316. Евангелие на второй день Пасхи

От Иоанна зачало 2-е:

Бога не видел никто никогда; Единородный Сын, сущий в недре Отчем, Он явил. И вот свидетельство Иоанна, когда иудеи прислали из Иерусалима священников и левитов спросить его: кто ты? Он объявил, и не отрекся, и объявил, что я не Христос. И спросили его: что же? ты Илия? Он сказал: нет. Пророк? Он отвечал: нет. Сказали ему: кто же ты? чтобы нам дать ответ пославшим нас: что ты скажешь о себе самом? От сказал: я глас вопиющего в пустыне: исправьте путь Господу, как сказал пророк Исаия. А посланные были из фарисеев. И они спросили его: что же ты крестишь, если ты ни Христос, ни Илия, ни пророк? Иоанн сказал им в ответ: я крещу в воде; но стоит среди вас Некто, Которого вы не знаете. Он-то, идущий за мною, но Который стал впереди меня. Я недостоин развязать ремень у обуви Его. Это происходило в Вифаваре, при Иордане, где крестил Иоанн.

Толкование:

«Бога никтоже виде нигдеже». То же самое говорит св. апостол Павел: Бога «никтоже видел есть от человек, ниже видети может» (1 Тим. 6; 16). Св. Иоанн Златоуст спрашивает: как же св. пророки говорят о себе, что они видели Господа? И об Ангелах Сам Господь говорит в Евангелии, что они «выну видят на небесах лице Отца Небесного» (Мф. 18; 10). На этот вопрос отвечает Сам Бог устами пророка Осии: «Аз видения умножих, и в руках пророческих уподобихся» (12; 10), то есть: Я снизошел немощи естества человеческого и являл Себя только в видениях и подобиях, но не самым Существом Моим; не бо узрит — не может узреть «человек лице Мое» — Существо Мое, «и жив будет» (Исх. 33; 20). Потому у Евангелиста слово видеть значит: совершенно познавать, вполне постигать. «Бога никтоже виде» значит: никто не имел и не может иметь полного и точного познания о непостижимом Существе Божием. "Если бы ты, — говорит св. Иоанн Златоуст, — спросил Ангелов и Архангелов о том, что такое Бог Сам в Себе, то и от них ты не услышал бы ничего о Существе Божием. Никакое созданное существо не может видеть (вполне познать) Несозданного: Его, Бога Отца, видит только Сын и Дух Святой".

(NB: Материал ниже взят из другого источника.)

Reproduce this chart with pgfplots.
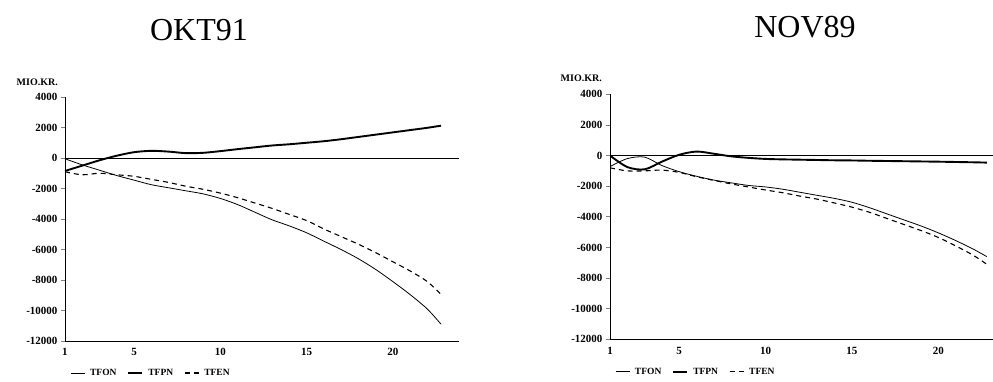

«Единородный Сын, сый в лоне Отчи, Той исповеда». «Единородным» именуется Сын Божий по Своему Божеству, в отличие от сынов по благодати, каковым Он дал власть именоваться всем верующим в Него. "Един Единородный Сын у Бога Отца, и нет у Него брата", — говорит св. Кирилл Иерусалимский. "Слыша о лоне Отца, не представляй ничего телесного в Боге, — говорит св. Феофилакт. — Евангелист употребил сие слово для того, чтобы показать сродство, нераздельность и пребывание от вечности Сына с Отцом".

"Кто пребывает в лоне, — говорит св. Златоуст, — для того нет ничего сокровенного". Потому непостижимая тайна Божества во всей полноте открыта только Сыну Божию. Он Сам говорит о Себе: «ни Отца кто знает токмо Сын» (Мф. 11; 29). Это значит: никто не знает Бога Отца так, как знает Сын. А потому и учение Христово несравненно выше учения ветхозаветного.